We ask you to consider amending the bill in the interest of ensuring that any institution that emerges from this process be fully capable of presenting the history of American women with integrity and accuracy, as the women of the United States—indeed, the people of the United States—fully deserve. Accordingly, we propose the following amendment or amendments:

· In Sec. 3 (b), regarding the size of the Commission, the number of members should be increased from eight to twelve.

· In Sec. 3 (c), regarding members’ qualifications, it should be stipulated that four of the members be historians of American women, four be museum experts, and four have experience in public or elected service, preferably with regard to women’s history, or in fundraising.

· Sec. 4 (b) (2) (A), which calls for considering a role for the NWHM regarding fundraising, should be deleted.

· In Sec. 4 a requirement that the Commission hold a period for public comment should be inserted.

Our reasons for proposing these amendments are as follows:

The size of the proposed Commission is smaller than that of similar commissions, and as such, we do not believe that it would be large enough to represent the full diversity of American women or the skills and knowledge needed to create a major museum.
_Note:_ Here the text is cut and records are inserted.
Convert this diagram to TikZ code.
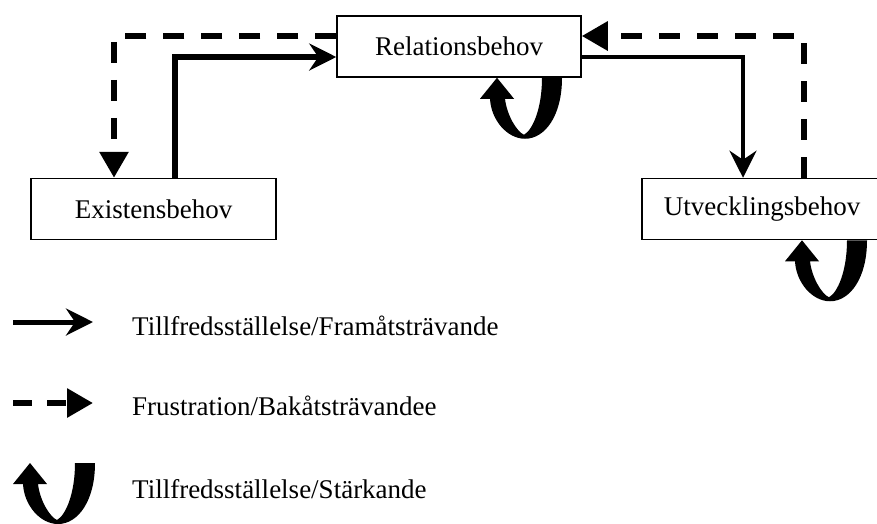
\documentclass[tikz,border=0pt]{standalone}
\usepackage{fontspec}
\setmainfont{Liberation Serif}
\usetikzlibrary{arrows.meta, positioning}

\begin{document}
\begin{tikzpicture}[
    x=1pt, y=-1pt,
    font=\fontsize{27}{32}\selectfont,
    behov/.style={draw, line width=1.5pt, minimum height=61pt, inner sep=0pt},
    fram/.style={line width=5.5pt, -{Stealth[length=27pt, width=27pt, inset=9pt]}},
    bak/.style={line width=6pt, dash pattern=on 21pt off 17pt, -{Triangle[length=26pt, width=28pt]}},
    forklaring/.style={anchor=base west, inner sep=0pt},
    ustark/.pic={
        \fill (0,0) -- (17,21) -- (8,21) .. controls (10,38) and (20,54) .. (27,57)
              .. controls (36,52) and (45,30) .. (45,0) -- (65,0)
              .. controls (65,38) and (48,61) .. (28,61)
              .. controls (10,61) and (-6,42) .. (-7,21) -- (-17,21) -- cycle;
    }
]

    \useasboundingbox (0,0) rectangle (877,523);

    % The three needs
    \node[behov, minimum width=244pt] (relation) at (459,46.5) {Relationsbehov};
    \node[behov, minimum width=245pt] (existens) at (153.5,209) {Existensbehov};
    \node[behov, minimum width=240pt] (utveckling) at (762,209) {Utvecklingsbehov};

    % Satisfaction / progression
    \draw[fram] (existens.north -| 175,0) |- (relation.west |- 0,57);
    \draw[fram, line width=4pt] (relation.east |- 0,57) -| (utveckling.north -| 743,0);

    % Frustration / regression
    \draw[bak] (relation.west |- 0,36) -| (existens.north -| 114,0);
    \draw[bak] (utveckling.north -| 804,0) |- (relation.east |- 0,36);

    % Strengthening loops
    \pic at (relation.south -| 497,0) {ustark};
    \pic at (utveckling.south -| 802,0) {ustark};

    % Legend
    \coordinate (l1a) at (13,322);
    \coordinate (l1b) at (93,322);
    \draw[fram, line width=5pt] (l1a) -- (l1b);
    \node[forklaring] (t1) at (132,335) {Tillfredsställelse/Framåtsträvande};

    \coordinate (l2a) at (13,403);
    \coordinate (l2b) at (93,403);
    \draw[bak, dash pattern=on 19pt off 15pt] (l2a) -- (l2b);
    \node[forklaring] (t2) at (132,415) {Frustration/Bakåtsträvandee};

    \pic at (30,463) {ustark};
    \node[forklaring] (t3) at (132,498) {Tillfredsställelse/Stärkande};

\end{tikzpicture}
\end{document}
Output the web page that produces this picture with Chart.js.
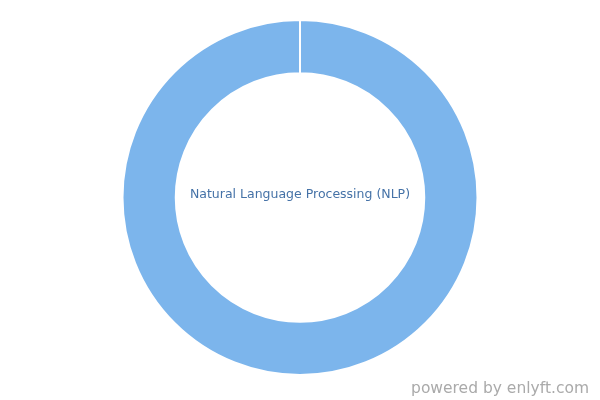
<!DOCTYPE html>
<html>
<head>
<meta charset="utf-8">
<script src="https://cdn.jsdelivr.net/npm/chart.js@4/dist/chart.umd.min.js"></script>
<style>
  html, body { margin: 0; padding: 0; background: #fff; }
  #wrap { position: relative; width: 600px; height: 400px; }
  #center {
    position: absolute; left: 0; top: 186px; width: 600px; text-align: center;
    font-family: "DejaVu Sans", sans-serif; font-size: 12.5px; color: #4572a7;
  }
  #credit {
    position: absolute; right: 11px; top: 379px;
    font-family: "DejaVu Sans", sans-serif; font-size: 15.5px; color: #aaaaaa;
  }
</style>
</head>
<body>
<div id="wrap">
  <canvas id="donut" width="600" height="400"></canvas>
  <div id="center">Natural Language Processing (NLP)</div>
  <div id="credit">powered by enlyft.com</div>
</div>
<script>
  "use strict";

  // one category, takes the whole ring
  var categories = [ "Natural Language Processing (NLP)" ];
  var shares = [ 100 ];
  var colors = [ "#7cb5ec" ];

  var ctx = document.getElementById( "donut" );
  var myChart = new Chart( ctx, {
    type: 'doughnut',
    data: {
      labels: categories,
      datasets: [
        {
          data: shares,
          backgroundColor: colors,
          borderColor: "#ffffff",
          borderWidth: 2
        }
      ]
    },
    options: {
      responsive: false,
      animation: false,
      cutout: '70%',
      layout: {
        padding: { top: 19, bottom: 24 }
      },
      plugins: {
        legend: { display: false },
        tooltip: { enabled: false }
      }
    }
  });
</script>
</body>
</html>
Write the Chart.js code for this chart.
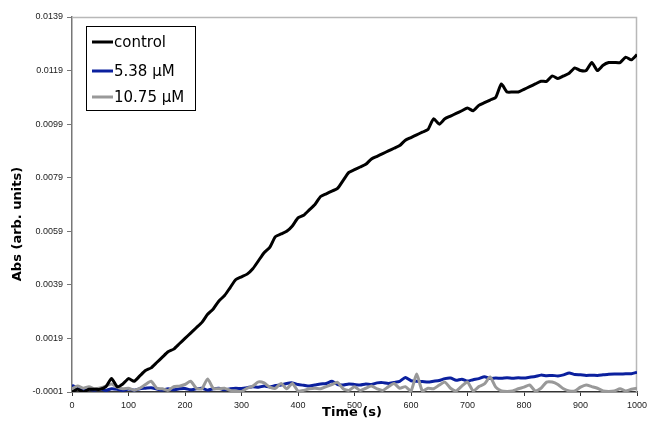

The bill does not mandate a place for historians on the Commission; “experience in the study and teaching of women’s history” is only one possible qualification. Historians and other scholars who have built the field of U.S. women’s history have much to contribute to the creation of a museum of women’s history. Thus they should have a role in the process, as have historians and scholars for other recently constituted museums, such as the United States Holocaust Memorial Museum and the National Museum of African American History and Culture.

Sec. 4 (b) (1) currently states that the Museum will be established and maintained “through contributions from the public,” and Sec. 4 (b) (2) (A) goes on to call upon the commission to consider “the role of the National Women’s History Museum (a nonprofit, educational organization)…in raising funds for the construction of the museum.” The fundraising record of the NWHM does not inspire confidence that it will be able to raise the estimated $500 million required to construct the museum or $10 million needed annually for maintenance and operations. Over the 16 years of its existence, the NWHM has raised only $14 million, most of which has gone to cover its own expenses, and since 2010, its revenues have, according to public records, declined by 25 percent annually.

Moreover, the NWHM has had an extremely poor record of dealing with professional scholars. It has never had a women’s historian on its paid staff, and it has failed to engage consistently with the noted historians on its advisory councils who were volunteering their expertise. As a result, most of the exhibits on the NWHM website have been poorly constructed, superficial, and often inaccurate.

We believe that in order to raise the requisite amount of funding, those representing the future museum must be able to communicate its mission in a convincing and inspiring way. Given its record, we do not believe that the NWHM leadership is capable of conveying a comprehensive and nuanced understanding of the field of U.S. women’s history. Thus it should not be given special consideration for a role in fundraising.

Sec. 4 (d) calls for a national conference but does not stipulate a period for public comment. This is an essential part of any process leading to the creation of a national institution devoted to public education, and thus should be added.

In order to present a balanced, comprehensive, and accurate view of U.S. women’s history, a museum needs the continual participation of professional women’s historians and museum experts. Amending S. 398 as requested will improve the bill and guarantee the American public a world-class museum of women’s history.

Discussion

  • Kirsten Fischer The American public and visitors from other countries expect and deserve a Women's History Museum that meets the highest standards of scholarship and includes the most recent insights of scholars in the field. Please write a strong bill to ensure that the Museum will meet these expectations.

  • Elizabeth Jameson It is absolutely essential that this important proposed museum reflect the inclusive and diverse vision of women's history that it has taken a half century of engaged scholarship to achieve. To incorporate women's history meaningfully in a National Women's History Museum will require the professional expertise of women's historians in every stage of planning and implementation.

  • Renee Laegreid The proposed National Women's History Museum absolutely needs to have professional scholars of women's history involved in every stage of planning and execution.